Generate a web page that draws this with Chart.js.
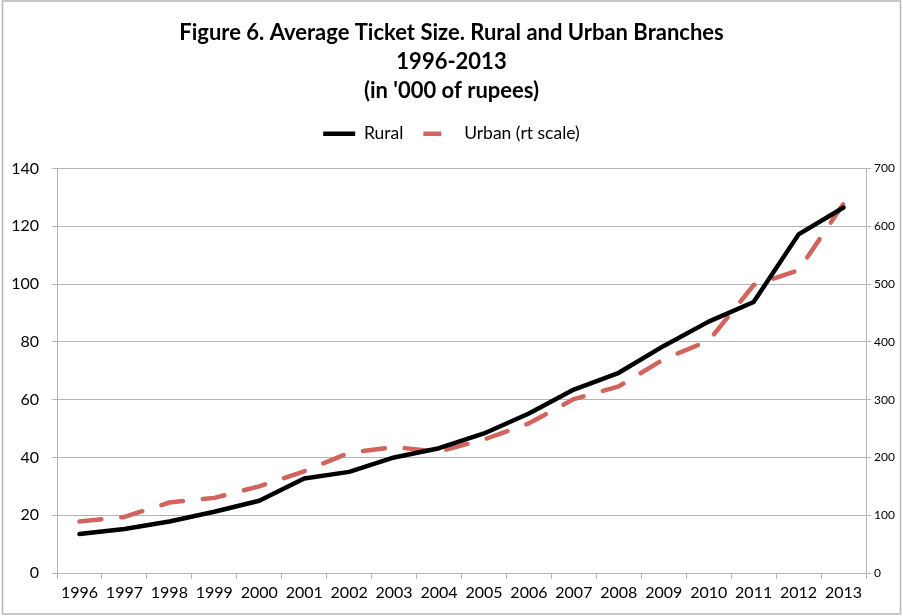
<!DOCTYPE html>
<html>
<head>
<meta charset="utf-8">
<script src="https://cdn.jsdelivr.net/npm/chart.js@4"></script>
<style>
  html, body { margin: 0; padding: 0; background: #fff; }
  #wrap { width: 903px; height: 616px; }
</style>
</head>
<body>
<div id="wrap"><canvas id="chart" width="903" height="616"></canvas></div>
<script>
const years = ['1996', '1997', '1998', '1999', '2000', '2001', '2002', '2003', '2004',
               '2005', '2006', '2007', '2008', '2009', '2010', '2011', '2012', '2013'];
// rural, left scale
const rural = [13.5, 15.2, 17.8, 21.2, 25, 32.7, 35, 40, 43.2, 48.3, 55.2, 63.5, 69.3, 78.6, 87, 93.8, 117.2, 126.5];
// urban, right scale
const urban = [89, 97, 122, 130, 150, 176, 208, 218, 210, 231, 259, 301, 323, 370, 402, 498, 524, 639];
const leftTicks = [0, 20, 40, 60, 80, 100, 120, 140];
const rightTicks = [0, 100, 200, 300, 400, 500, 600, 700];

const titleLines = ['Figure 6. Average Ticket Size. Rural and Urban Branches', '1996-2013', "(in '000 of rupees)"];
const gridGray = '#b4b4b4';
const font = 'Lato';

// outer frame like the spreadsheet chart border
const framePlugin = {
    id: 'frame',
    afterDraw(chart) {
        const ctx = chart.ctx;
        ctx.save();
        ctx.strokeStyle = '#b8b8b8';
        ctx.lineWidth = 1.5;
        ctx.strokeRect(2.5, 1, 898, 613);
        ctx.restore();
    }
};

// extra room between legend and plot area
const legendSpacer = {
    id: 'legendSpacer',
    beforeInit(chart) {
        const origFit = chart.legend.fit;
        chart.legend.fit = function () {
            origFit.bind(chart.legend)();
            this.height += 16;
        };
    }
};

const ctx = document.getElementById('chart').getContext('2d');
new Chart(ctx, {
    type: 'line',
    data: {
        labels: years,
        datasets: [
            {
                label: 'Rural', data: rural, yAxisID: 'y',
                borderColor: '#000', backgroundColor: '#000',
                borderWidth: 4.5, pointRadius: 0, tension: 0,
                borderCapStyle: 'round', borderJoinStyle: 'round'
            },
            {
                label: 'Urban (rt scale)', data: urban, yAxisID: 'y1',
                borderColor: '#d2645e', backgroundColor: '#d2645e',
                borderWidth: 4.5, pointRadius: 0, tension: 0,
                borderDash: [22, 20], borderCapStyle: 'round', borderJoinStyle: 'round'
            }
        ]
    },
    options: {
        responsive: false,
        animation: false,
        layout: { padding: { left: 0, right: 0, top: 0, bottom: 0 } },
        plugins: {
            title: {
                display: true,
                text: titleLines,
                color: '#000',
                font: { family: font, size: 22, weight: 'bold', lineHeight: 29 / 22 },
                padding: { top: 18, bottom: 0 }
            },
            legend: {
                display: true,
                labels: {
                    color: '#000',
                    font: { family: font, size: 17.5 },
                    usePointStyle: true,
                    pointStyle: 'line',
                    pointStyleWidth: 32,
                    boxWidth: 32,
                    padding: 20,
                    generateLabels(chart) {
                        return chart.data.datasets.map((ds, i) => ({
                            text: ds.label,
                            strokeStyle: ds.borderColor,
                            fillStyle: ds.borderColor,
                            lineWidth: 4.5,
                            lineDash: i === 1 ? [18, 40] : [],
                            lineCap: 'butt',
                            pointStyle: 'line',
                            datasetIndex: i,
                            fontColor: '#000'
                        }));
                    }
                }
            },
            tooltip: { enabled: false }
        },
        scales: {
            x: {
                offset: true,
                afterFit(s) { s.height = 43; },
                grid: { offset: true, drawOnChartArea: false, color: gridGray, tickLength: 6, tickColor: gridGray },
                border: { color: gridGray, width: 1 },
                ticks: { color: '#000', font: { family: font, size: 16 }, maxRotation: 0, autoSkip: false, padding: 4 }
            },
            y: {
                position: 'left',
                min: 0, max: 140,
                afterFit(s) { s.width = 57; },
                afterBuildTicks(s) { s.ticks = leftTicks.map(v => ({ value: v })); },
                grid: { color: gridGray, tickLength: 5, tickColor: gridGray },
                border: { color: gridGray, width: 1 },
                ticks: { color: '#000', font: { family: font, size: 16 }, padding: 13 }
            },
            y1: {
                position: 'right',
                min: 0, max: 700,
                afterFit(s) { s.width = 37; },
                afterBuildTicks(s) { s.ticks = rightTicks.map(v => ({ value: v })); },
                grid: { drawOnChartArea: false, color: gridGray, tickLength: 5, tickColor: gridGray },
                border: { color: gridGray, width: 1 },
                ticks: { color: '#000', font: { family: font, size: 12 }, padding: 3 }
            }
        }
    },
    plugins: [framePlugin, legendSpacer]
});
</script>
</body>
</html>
◆ ◆ ◆ ◆ ◆ ◆ ◆
Task to carry out -
Make an exact copy of the listing above. Do not include the pictures.

Answer in full -
Generate a web page that draws this with Chart.js.
<!DOCTYPE html>
<html>
<head>
<meta charset="utf-8">
<script src="https://cdn.jsdelivr.net/npm/chart.js@4"></script>
<style>
  html, body { margin: 0; padding: 0; background: #fff; }
  #wrap { width: 903px; height: 616px; }
</style>
</head>
<body>
<div id="wrap"><canvas id="chart" width="903" height="616"></canvas></div>
<script>
const years = ['1996', '1997', '1998', '1999', '2000', '2001', '2002', '2003', '2004',
               '2005', '2006', '2007', '2008', '2009', '2010', '2011', '2012', '2013'];
// rural, left scale
const rural = [13.5, 15.2, 17.8, 21.2, 25, 32.7, 35, 40, 43.2, 48.3, 55.2, 63.5, 69.3, 78.6, 87, 93.8, 117.2, 126.5];
// urban, right scale
const urban = [89, 97, 122, 130, 150, 176, 208, 218, 210, 231, 259, 301, 323, 370, 402, 498, 524, 639];
const leftTicks = [0, 20, 40, 60, 80, 100, 120, 140];
const rightTicks = [0, 100, 200, 300, 400, 500, 600, 700];

const titleLines = ['Figure 6. Average Ticket Size. Rural and Urban Branches', '1996-2013', "(in '000 of rupees)"];
const gridGray = '#b4b4b4';
const font = 'Lato';

// outer frame like the spreadsheet chart border
const framePlugin = {
    id: 'frame',
    afterDraw(chart) {
        const ctx = chart.ctx;
        ctx.save();
        ctx.strokeStyle = '#b8b8b8';
        ctx.lineWidth = 1.5;
        ctx.strokeRect(2.5, 1, 898, 613);
        ctx.restore();
    }
};

// extra room between legend and plot area
const legendSpacer = {
    id: 'legendSpacer',
    beforeInit(chart) {
        const origFit = chart.legend.fit;
        chart.legend.fit = function () {
            origFit.bind(chart.legend)();
            this.height += 16;
        };
    }
};

const ctx = document.getElementById('chart').getContext('2d');
new Chart(ctx, {
    type: 'line',
    data: {
        labels: years,
        datasets: [
            {
                label: 'Rural', data: rural, yAxisID: 'y',
                borderColor: '#000', backgroundColor: '#000',
                borderWidth: 4.5, pointRadius: 0, tension: 0,
                borderCapStyle: 'round', borderJoinStyle: 'round'
            },
            {
                label: 'Urban (rt scale)', data: urban, yAxisID: 'y1',
                borderColor: '#d2645e', backgroundColor: '#d2645e',
                borderWidth: 4.5, pointRadius: 0, tension: 0,
                borderDash: [22, 20], borderCapStyle: 'round', borderJoinStyle: 'round'
            }
        ]
    },
    options: {
        responsive: false,
        animation: false,
        layout: { padding: { left: 0, right: 0, top: 0, bottom: 0 } },
        plugins: {
            title: {
                display: true,
                text: titleLines,
                color: '#000',
                font: { family: font, size: 22, weight: 'bold', lineHeight: 29 / 22 },
                padding: { top: 18, bottom: 0 }
            },
            legend: {
                display: true,
                labels: {
                    color: '#000',
                    font: { family: font, size: 17.5 },
                    usePointStyle: true,
                    pointStyle: 'line',
                    pointStyleWidth: 32,
                    boxWidth: 32,
                    padding: 20,
                    generateLabels(chart) {
                        return chart.data.datasets.map((ds, i) => ({
                            text: ds.label,
                            strokeStyle: ds.borderColor,
                            fillStyle: ds.borderColor,
                            lineWidth: 4.5,
                            lineDash: i === 1 ? [18, 40] : [],
                            lineCap: 'butt',
                            pointStyle: 'line',
                            datasetIndex: i,
                            fontColor: '#000'
                        }));
                    }
                }
            },
            tooltip: { enabled: false }
        },
        scales: {
            x: {
                offset: true,
                afterFit(s) { s.height = 43; },
                grid: { offset: true, drawOnChartArea: false, color: gridGray, tickLength: 6, tickColor: gridGray },
                border: { color: gridGray, width: 1 },
                ticks: { color: '#000', font: { family: font, size: 16 }, maxRotation: 0, autoSkip: false, padding: 4 }
            },
            y: {
                position: 'left',
                min: 0, max: 140,
                afterFit(s) { s.width = 57; },
                afterBuildTicks(s) { s.ticks = leftTicks.map(v => ({ value: v })); },
                grid: { color: gridGray, tickLength: 5, tickColor: gridGray },
                border: { color: gridGray, width: 1 },
                ticks: { color: '#000', font: { family: font, size: 16 }, padding: 13 }
            },
            y1: {
                position: 'right',
                min: 0, max: 700,
                afterFit(s) { s.width = 37; },
                afterBuildTicks(s) { s.ticks = rightTicks.map(v => ({ value: v })); },
                grid: { drawOnChartArea: false, color: gridGray, tickLength: 5, tickColor: gridGray },
                border: { color: gridGray, width: 1 },
                ticks: { color: '#000', font: { family: font, size: 12 }, padding: 3 }
            }
        }
    },
    plugins: [framePlugin, legendSpacer]
});
</script>
</body>
</html>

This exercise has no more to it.